Subcontracting: Who Is Actually Making Your Jewelry?

Factories often present themselves as a single operation.

In reality, parts of your product may be outsourced:

  1. Casting
  2. Stone setting
  3. Polishing
  4. Plating

Subcontracting isn’t inherently bad.

Uncontrolled subcontracting is.

Why It Matters

  1. You lose visibility into process and quality standards
  2. Accountability becomes fragmented
  3. Issues are harder to trace and fix

What to Ask

  1. Which steps are done in-house vs subcontracted?
  2. Are subcontractors consistent or rotated based on availability?
  3. Who is responsible if quality issues occur downstream?

If the answer is vague, that’s a signal—not a red flag yet, but a signal.

Plating Outsourcing: The Step That Breaks Most Often

Plating is one of the most failure-prone stages in jewelry manufacturing.

Many factories don’t plate in-house. They send pieces to third-party plating shops that:

  1. Serve multiple clients
  2. Follow their own standards
  3. Optimize for throughput, not brand outcomes

Why It Matters

  1. Inconsistent thickness
  2. Color variation between runs
  3. Poor adhesion due to rushed prep

Plating issues often appear after shipment—when replacements are most expensive.

What to Ask

  1. Is plating done in-house or outsourced?
  2. Is the same plater used every run?
  3. How are prep and masking controlled before plating leaves the factory?

If plating is outsourced, consistency depends on coordination—not promises.

Inconsistent QC Teams: Same Checklist, Different Outcomes

Founders assume QC is a standardized function.

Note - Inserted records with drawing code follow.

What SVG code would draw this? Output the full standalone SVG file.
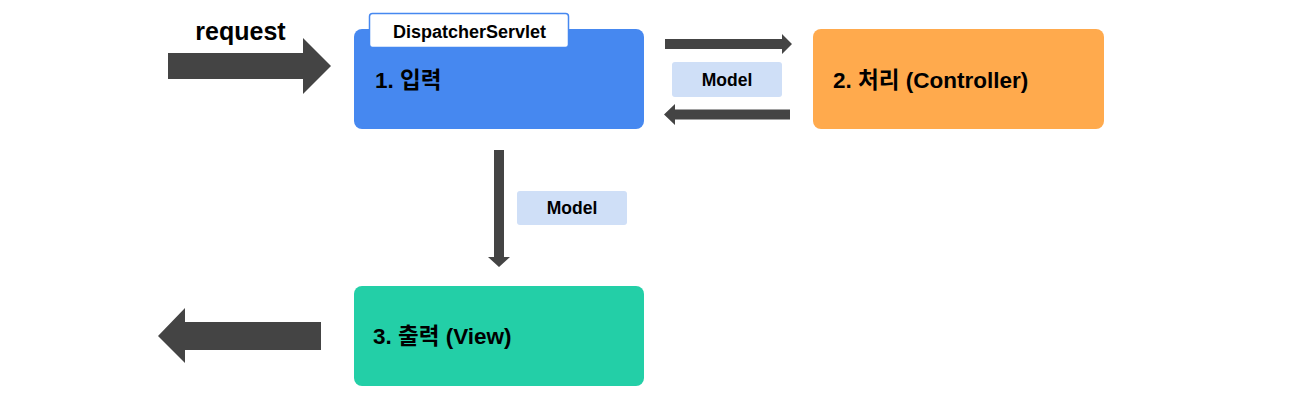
<svg xmlns="http://www.w3.org/2000/svg" width="1304" height="410" viewBox="0 0 1304 410">
<style>
  text { font-family: "Liberation Sans", "Noto Sans CJK KR", sans-serif; font-weight: bold; fill: #000; }
  .big { font-size: 22.5px; }
  .lbl { font-size: 17.5px; text-anchor: middle; }
  .arrow { fill: #444444; }
  .model { fill: #CFDFF7; }
</style>
<rect width="1304" height="410" fill="#ffffff"/>
<g id="connectors">
  <polygon class="arrow" points="168,53 303,53 303,38 331,66 303,94 303,79 168,79"/>
  <polygon class="arrow" points="665,39 782,39 782,34 792,44 782,54 782,49 665,49"/>
  <polygon class="arrow" points="790,109.5 675,109.5 675,104 664,114.5 675,125 675,119.5 790,119.5"/>
  <polygon class="arrow" points="494,150 504,150 504,257 510,257 499,267 488,257 494,257"/>
  <polygon class="arrow" points="321,322 185,322 185,308 158,336 185,363 185,350 321,350"/>
  <text x="240.5" y="39.5" font-size="25" text-anchor="middle">request</text>
  <g id="label-model-1">
    <rect class="model" x="672" y="62" width="110" height="35" rx="3"/>
    <text x="727" y="86" class="lbl">Model</text>
  </g>
  <g id="label-model-2">
    <rect class="model" x="517" y="191" width="110" height="34" rx="3"/>
    <text x="572" y="214" class="lbl">Model</text>
  </g>
</g>
<g id="node-input">
  <rect x="354" y="29" width="290" height="100" rx="8" fill="#4688F0"/>
  <rect x="369.5" y="13.5" width="199" height="34" rx="3" fill="#ffffff" stroke="#4688F0" stroke-width="1.5"/>
  <text x="469.5" y="37.5" font-size="18" text-anchor="middle">DispatcherServlet</text>
  <text x="375" y="88" class="big">1. 입력</text>
</g>
<g id="node-controller">
  <rect x="813" y="29" width="291" height="100" rx="8" fill="#FFAA4D"/>
  <text x="833" y="88" class="big">2. 처리 (Controller)</text>
</g>
<g id="node-view">
  <rect x="354" y="286" width="290" height="100" rx="8" fill="#23CFA7"/>
  <text x="373" y="344" class="big">3. 출력 (View)</text>
</g>
</svg>
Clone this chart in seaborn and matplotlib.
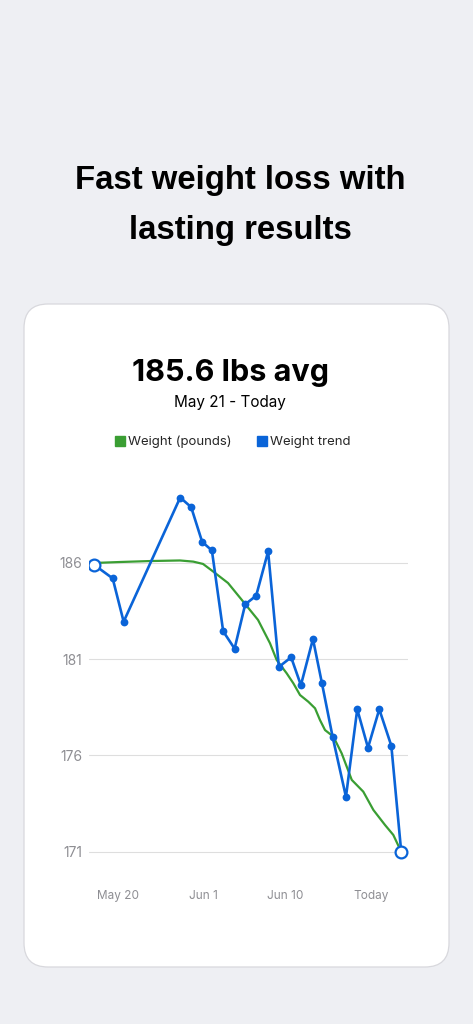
import matplotlib.pyplot as plt
import numpy as np
import pandas as pd
import seaborn as sns
from matplotlib.lines import Line2D
from matplotlib.patches import FancyBboxPatch

# blue series ("Weight trend"), days since first reading
trend_days = [0, 1.68, 2.68, 7.84, 8.84, 9.84, 10.73, 11.76, 12.8, 13.77, 14.77, 15.86,
              16.84, 17.96, 18.85, 19.95, 20.77, 21.75, 22.96, 23.99, 24.97, 26.0, 27.1, 28.0]
trend_lbs = [185.9, 185.2, 182.95, 189.4, 188.9, 187.1, 186.65, 182.45, 181.55, 183.85, 184.3, 186.6,
             180.6, 181.1, 179.65, 182.05, 179.75, 176.95, 173.85, 178.4, 176.4, 178.4, 176.5, 171.0]

# green series ("Weight (pounds)")
weight_days = [0, 2.34, 5.08, 7.82, 9.03, 9.92, 10.86, 12.2, 13.59, 14.94, 16.03, 16.64, 17.55, 18.16,
               18.77, 19.53, 20.14, 20.59, 21.05, 21.81, 22.57, 23.49, 24.54, 25.46, 26.52, 27.28, 28.0]
weight_lbs = [186.0, 186.05, 186.1, 186.13, 186.07, 185.95, 185.55, 184.96, 183.99, 183.04, 181.83,
              180.96, 180.27, 179.75, 179.14, 178.79, 178.45, 177.84, 177.32, 176.98, 176.11, 174.73,
              174.12, 173.17, 172.39, 171.87, 171.0]

x_tick_pos = [2.14, 9.95, 17.46, 25.22]
x_tick_labels = ["May 20", "Jun 1", "Jun 10", "Today"]
y_ticks = [171, 176, 181, 186]

headline = "Fast weight loss with\nlasting results"
avg_text = "185.6 lbs avg"
range_text = "May 21 - Today"

BLUE = "#0A64D8"
GREEN = "#3A9E33"
GREY = "#8E8E93"

df_trend = pd.DataFrame({"day": trend_days, "lbs": trend_lbs})
df_weight = pd.DataFrame({"day": weight_days, "lbs": weight_lbs})

sns.set_style("white")
plt.rcParams["font.family"] = ["Inter", "DejaVu Sans"]

W, H = 473, 1024
fig = plt.figure(figsize=(W / 100, H / 100), dpi=100, facecolor="#EEEFF3")

# background layer in pixel coordinates
bg = fig.add_axes([0, 0, 1, 1])
bg.set_xlim(0, W)
bg.set_ylim(H, 0)
bg.axis("off")
bg.add_patch(FancyBboxPatch((24, 304), 425, 663, boxstyle="round,pad=0,rounding_size=24",
                            facecolor="white", edgecolor="#D8D8DD", linewidth=0.9))

head_font = ["Liberation Sans", "DejaVu Sans"]
line1, line2 = headline.split("\n")
bg.text(240, 181, line1, ha="center", va="center", fontsize=23.7, fontweight="bold",
        color="black", family=head_font)
bg.text(240, 231, line2, ha="center", va="center", fontsize=23.7, fontweight="bold",
        color="black", family=head_font)
bg.text(230, 373, avg_text, ha="center", va="center", fontsize=22, fontweight="bold", color="black")
bg.text(230, 402, range_text, ha="center", va="center", fontsize=11, color="black")

# chart
ax = fig.add_axes([89 / W, 1 - 880 / H, (408 - 89) / W, (880 - 470) / H])
ax.set_facecolor("none")

sns.lineplot(data=df_weight, x="day", y="lbs", color=GREEN, linewidth=1.6, ax=ax, zorder=3)
sns.lineplot(data=df_trend, x="day", y="lbs", color=BLUE, linewidth=1.9, marker="o",
             markersize=5.6, markeredgewidth=0, ax=ax, zorder=4)
ends = df_trend.iloc[[0, -1]]
sns.scatterplot(data=ends, x="day", y="lbs", s=72, color="white", edgecolor=BLUE,
                linewidth=1.6, ax=ax, zorder=5)

ax.set_xlim(-0.48, 28.62)
ax.set_ylim(169.53, 190.83)
ax.set_yticks(y_ticks)
ax.set_yticklabels([str(t) for t in y_ticks])
ax.set_xticks(x_tick_pos)
ax.set_xticklabels(x_tick_labels)
ax.tick_params(axis="y", length=0, pad=5, labelsize=10, labelcolor=GREY)
ax.tick_params(axis="x", length=0, pad=7, labelsize=8.5, labelcolor=GREY)
ax.set_xlabel("")
ax.set_ylabel("")
ax.grid(axis="y", color="#DEDEDE", linewidth=0.8)
ax.grid(axis="x", visible=False)
ax.set_axisbelow(True)
sns.despine(ax=ax, left=True, bottom=True)

handles = [
    Line2D([], [], linestyle="none", marker="s", markersize=7, color=GREEN),
    Line2D([], [], linestyle="none", marker="s", markersize=7, color=BLUE),
]
fig.legend(handles, ["Weight (pounds)", "Weight trend"], loc="center",
           bbox_to_anchor=(232 / W, 1 - 442 / H), ncol=2, frameon=False, fontsize=9.5,
           handletextpad=0.1, columnspacing=1.8, handlelength=1.0)

fig.savefig("out.png", dpi=100, facecolor=fig.get_facecolor())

In practice, QC teams often change based on:

  1. Seasonality
  2. Production load
  3. Internal staffing needs

Why It Matters

  1. Different inspectors interpret standards differently
  2. “Passed” today doesn’t equal “passed” last month
  3. Issues slip through during high-volume periods

QC isn’t just about inspection—it’s about interpretation.

What to Ask

  1. Is there a dedicated QC team for our products?
  2. How are inspectors trained on our standards?
  3. What happens when production volume spikes?

Without consistency, QC becomes reactive instead of preventative.

Capacity vs. Capability Gaps

Factories are good at saying “yes.”

That doesn’t mean they should.

Capacity means:

  1. They can produce the quantity

Capability means:

  1. They can produce it well, consistently, and on time

Many factories have capacity without capability—especially as brands scale.

Why It Matters

  1. New methods get introduced mid-run
  2. Less experienced labor fills gaps
  3. Tooling and processes are pushed beyond limits

The result is quality drift that feels mysterious from the outside.

What to Ask

  1. What changes at higher MOQs?
  2. Do methods, teams, or tooling change at scale?
  3. What volume ranges is this process designed for?

If the factory can’t explain what changes, that’s where risk lives.

Why These Questions Feel Uncomfortable—and Why They Matter

Factories don’t volunteer this information because:

  1. It complicates the conversation
  2. It slows quoting
  3. It exposes internal tradeoffs

But asking doesn’t damage the relationship.

It improves it.

Clear expectations reduce:

  1. Rework
  2. Conflict
  3. Margin loss on both sides

The best factories respect brands that understand the system.

The Real Advantage for Founders

You don’t need to know how to run a factory.

You do need to know where risk hides.

Most jewelry manufacturing problems aren’t caused by bad intent. They’re caused by unasked questions and invisible handoffs.

The brands that scale cleanly aren’t luckier.

They’re better informed.

If you’re evaluating factories—or already working with one—these questions are where real control begins.